A Meia-Irmã Feia | Releitura de Cinderela é aterrorizante, grotesca e um sopro de esperança para o cinema de terror

A Meia-Irmã Feia surge em um momento oportuno para o cinema de terror. Em meio ao sucesso comercial do gore de Terrifier e ao burburinho sobre as péssimas releituras dos clássicos infantis, como Ursinho Pooh: Sangue e Mel, o longa se sobressai ao trazer qualidade estética e profundidade narrativa, onde os dois títulos citados deixam, e muito, a desejar.

Nessa releitura do conto da Cinderela, acompanhamos de perto a história da meia-irmã Elvira, que deseja, mais do que tudo, casar-se com o príncipe e viver uma vida de amor ao lado dele. Em meio à pressão familiar e estética, aos problemas financeiros e à eterna comparação com Cinderela (no filme chamada de Agnes), a garota é induzida a passar por medidas extremas para se tornar bonita o suficiente para conquistar o príncipe.

A atmosfera opressora é instaurada logo nos primeiros momentos do filme. Apesar das cenas visualmente impecáveis, com uma ambientação que parece realmente ter saído dos contos de fadas, a direção de Emilie Blichfeldt nos deixa sempre inquietos quanto ao que estará por vir no decorrer da história. E, mesmo assim, consegue surpreender, emocionar e enojar o espectador.

A direção de Emilie, que também assina o roteiro, é o que consegue trazer peso e visceralidade à história. O contexto pessoal é um ponto importante para que o filme seja muito mais do que apenas outro gore. Afinal, crescer como uma pessoa do gênero feminino é crescer escutando comentários constantes sobre a aparência. Dietas malucas, limão em jejum, noz milagrosa para emagrecer, remédios, cirurgias e tantos outros truques e procedimentos invasivos passam por nossa cabeça e surgem como uma solução para se tornar uma mulher bonita e conquistar o príncipe.

Essa abordagem, por si só, já seria suficiente para a realização de um filme profundo e perturbador. Mas, felizmente, Emilie Blichfeldt dobra a aposta e traz cenas explícitas e imponentes de gore, que adicionam ainda mais peso à história. Por ser uma narrativa conduzida a partir de um ponto de vista feminino, no sentido da direção, não há cenas sexualizadas sem contexto expressivo. O gore, diferente do que é costumeiro no terror, não parte da agressão ao gênero por si só. Ao estar entrelaçado de forma profunda ao enredo, as cenas ganham muito peso e se tornam ainda mais tensas e agonizantes.

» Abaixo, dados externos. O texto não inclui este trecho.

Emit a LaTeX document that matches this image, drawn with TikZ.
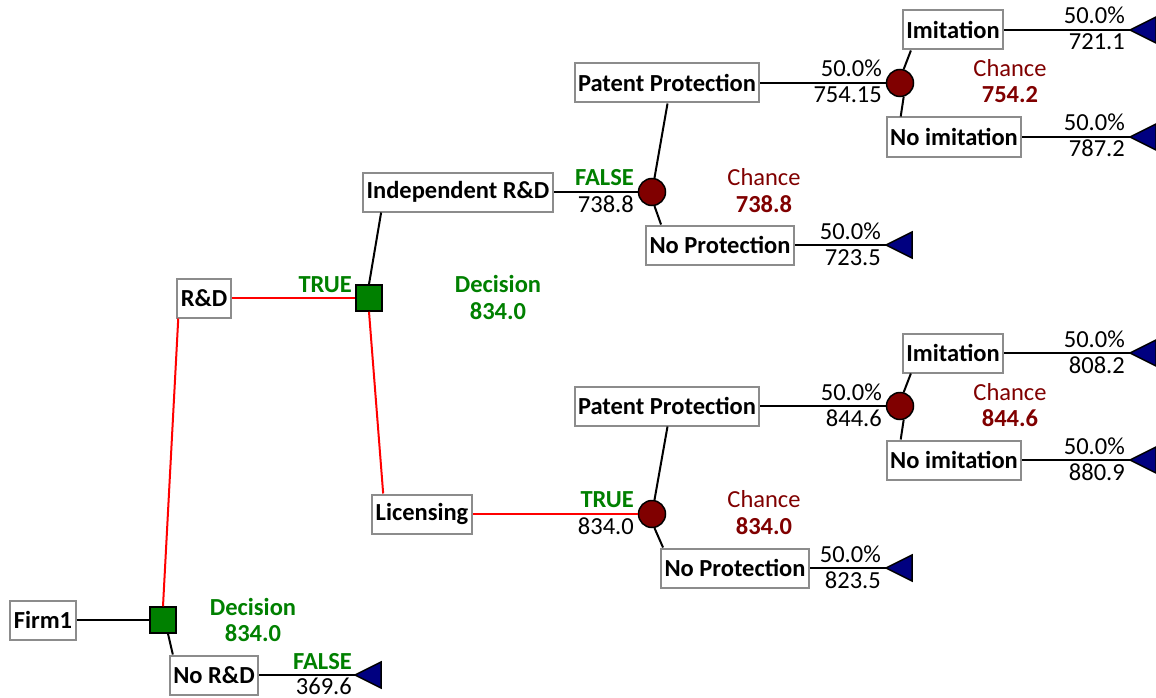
\documentclass[tikz,border=0pt]{standalone}
\usepackage{fontspec}
\setmainfont{Carlito}
\usetikzlibrary{calc}
\definecolor{dgreen}{HTML}{008000}
\definecolor{dred}{HTML}{800000}
\definecolor{navyb}{HTML}{000080}
\definecolor{boxgray}{HTML}{8C8C8C}
\newcommand\dtfont{\fontsize{24.5}{27}\selectfont}
\begin{document}
\begin{tikzpicture}[x=1pt,y=-1pt,
 tbox/.style={draw=boxgray, line width=2pt, fill=white, font=\dtfont\bfseries, inner xsep=3.5pt, inner ysep=0pt, minimum height=39pt},
 dec/.style={draw=black, line width=1.5pt, fill=dgreen, minimum size=26pt, inner sep=0pt},
 chn/.style={circle, draw=black, line width=1.5pt, fill=dred, minimum size=27pt, inner sep=0pt},
 conn/.style={line width=2pt, black},
 optc/.style={line width=2pt, red},
 tri/.style={draw=black, line width=1.5pt, fill=navyb, line join=miter},
 lbl/.style={font=\dtfont, anchor=base east, inner sep=0pt},
 tf/.style={font=\dtfont\bfseries, anchor=base east, inner sep=0pt, text=dgreen},
 dcl/.style={font=\dtfont\bfseries, anchor=base, inner sep=0pt, text=dgreen},
 chl/.style={font=\dtfont, anchor=base, inner sep=0pt, text=dred},
 chv/.style={font=\dtfont\bfseries, anchor=base, inner sep=0pt, text=dred}]
\useasboundingbox (0,0) rectangle (1156,698);

% ---- nodes ----
\node[tbox] (firm) at (43,620) {Firm1};
\node[dec] (d1) at (163,620) {};
\node[tbox] (rd) at (204,298) {R\&D};
\node[tbox] (nrd) at (214,675) {No R\&D};
\coordinate (t0) at (355,675);

\node[dec] (d2) at (369,298) {};
\node[tbox] (ind) at (458,192) {Independent R\&D};
\node[tbox] (lic) at (422,514) {Licensing};

\node[chn] (c2) at (652,192) {};
\node[tbox] (pp1) at (667,83) {Patent Protection};
\node[tbox] (np1) at (720,245) {No Protection};
\node[chn] (c1) at (900,83) {};
\node[tbox] (im1) at (953,30) {Imitation};
\node[tbox] (ni1) at (954,137) {No imitation};
\coordinate (t1) at (1130,30);
\coordinate (t2) at (1130,137);
\coordinate (t3) at (886,245);

\node[chn] (c4) at (652,514) {};
\node[tbox] (pp2) at (667,406) {Patent Protection};
\node[tbox] (np2) at (735,568) {No Protection};
\node[chn] (c3) at (900,406) {};
\node[tbox] (im2) at (953,353) {Imitation};
\node[tbox] (ni2) at (954,460) {No imitation};
\coordinate (t4) at (1130,353);
\coordinate (t5) at (1130,460);
\coordinate (t6) at (886,568);

% ---- connectors ----
\draw[conn] (firm.east) -- (d1.west);
\draw[optc] (d1.north) -- ($(rd.south west)+(2,0)$);
\draw[conn] (d1.-70) -- ($(nrd.north west)+(4,0)$);
\draw[conn] (nrd.east) -- (t0);
\draw[optc] (rd.east) -- (d2.west);
\draw[conn] (d2.north) -- ($(ind.south west)+(19,0)$);
\draw[optc] (d2.south) -- ($(lic.north west)+(12,0)$);

\draw[conn] (ind.east) -- (c2.west);
\draw[conn] (c2.80) -- ($(pp1.south west)+(94,0)$);
\draw[conn] (c2.-80) -- ($(np1.north west)+(16,0)$);
\draw[conn] (pp1.east) -- (c1.west);
\draw[conn] (c1.75) -- ($(im1.south west)+(9,0)$);
\draw[conn] (c1.-75) -- ($(ni1.north west)+(15,0)$);
\draw[conn] (im1.east) -- (t1);
\draw[conn] (ni1.east) -- (t2);
\draw[conn] (np1.east) -- (t3);

\draw[optc] (lic.east) -- (c4.west);
\draw[conn] (c4.80) -- ($(pp2.south west)+(94,0)$);
\draw[conn] (c4.-80) -- ($(np2.north west)+(3,0)$);
\draw[conn] (pp2.east) -- (c3.west);
\draw[conn] (c3.75) -- ($(im2.south west)+(9,0)$);
\draw[conn] (c3.-75) -- ($(ni2.north west)+(15,0)$);
\draw[conn] (im2.east) -- (t4);
\draw[conn] (ni2.east) -- (t5);
\draw[conn] (np2.east) -- (t6);

% ---- terminal triangles ----
\foreach \t in {t0,t1,t2,t3,t4,t5,t6}
  \draw[tri] (\t) -- ++(26,-13) -- ++(0,26) -- cycle;

% ---- labels ----
\node[dcl] (dl1a) at (253,615) {Decision};
\node[dcl] (dl1b) at (253,641) {834.0};
\node[tf] (lf0) at (352,669) {FALSE};
\node[lbl] (lv0) at (352,694) {369.6};
\node[tf] (lt1) at (352,292) {TRUE};
\node[dcl] (dl2a) at (498,292) {Decision};
\node[dcl] (dl2b) at (498,319) {834.0};

\node[tf] (lf2) at (634,185) {FALSE};
\node[lbl] (lv2) at (634,212) {738.8};
\node[chl] (cl2a) at (764,185) {Chance};
\node[chv] (cl2b) at (764,212) {738.8};
\node[lbl] (lp1) at (882,77) {50.0\%};
\node[lbl] (lv1) at (882,103) {754.15};
\node[chl] (cl1a) at (1010,77) {Chance};
\node[chv] (cl1b) at (1010,103) {754.2};
\node[lbl] (lpi1) at (1125,24) {50.0\%};
\node[lbl] (lvi1) at (1125,50) {721.1};
\node[lbl] (lpn1) at (1125,131) {50.0\%};
\node[lbl] (lvn1) at (1125,157) {787.2};
\node[lbl] (lpp1) at (881,239) {50.0\%};
\node[lbl] (lvp1) at (881,265) {723.5};

\node[tf] (lt4) at (634,507) {TRUE};
\node[lbl] (lv4) at (634,534) {834.0};
\node[chl] (cl4a) at (764,507) {Chance};
\node[chv] (cl4b) at (764,534) {834.0};
\node[lbl] (lp3) at (882,400) {50.0\%};
\node[lbl] (lv3) at (882,426) {844.6};
\node[chl] (cl3a) at (1010,400) {Chance};
\node[chv] (cl3b) at (1010,426) {844.6};
\node[lbl] (lpi2) at (1125,347) {50.0\%};
\node[lbl] (lvi2) at (1125,373) {808.2};
\node[lbl] (lpn2) at (1125,454) {50.0\%};
\node[lbl] (lvn2) at (1125,480) {880.9};
\node[lbl] (lpp2) at (881,562) {50.0\%};
\node[lbl] (lvp2) at (881,588) {823.5};
\end{tikzpicture}
\end{document}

Em relação ao elenco, pouco deixa a desejar, com exceção de um ou outro personagem secundário que assume uma postura caricata e destoa do restante. A escolha de todas as atrizes é sólida. O destaque vai para o trio principal de Elvira (Lea Myren), Agnes/Cinderela (Thea Sofie Loch Næss) e a mãe Rebekka (Ane Dahl Torp), elas conseguem compor suas personagens de maneira sutil por meio de expressões e olhares, é possível perceber que existe muito mais do que o que vemos na tela. As nuances das personagens, e quem sabe das próprias atrizes, trazem mais peso ao material. A jovem atriz Flo Fagerli é outro destaque que, mesmo com uma participação reduzida, consegue oferecer um contraponto de fragilidade e pureza ao contexto.

A Meia-Irmã Feia é muito mais do que uma releitura de um clássico infantil, o longa é um espelho distorcido que reflete a obsessão pela beleza e a crueldade silenciosa e vociferada que ela impõe às mulheres. O horror e o grotesco retoma às origens ao trazer para as telas os medos da mente humana e as imposições da sociedade. Um dos maiores destaques do ano para quem deseja um filme de terror verdadeiramente brutal e com conteúdo.

4

Ótimo

O horror e o grotesco retoma às origens ao trazer para as telas os medos da mente humana e as imposições da sociedade. A Meia-Irmã Feia é um dos maiores destaques do ano para quem deseja um filme de terror verdadeiramente brutal e com conteúdo.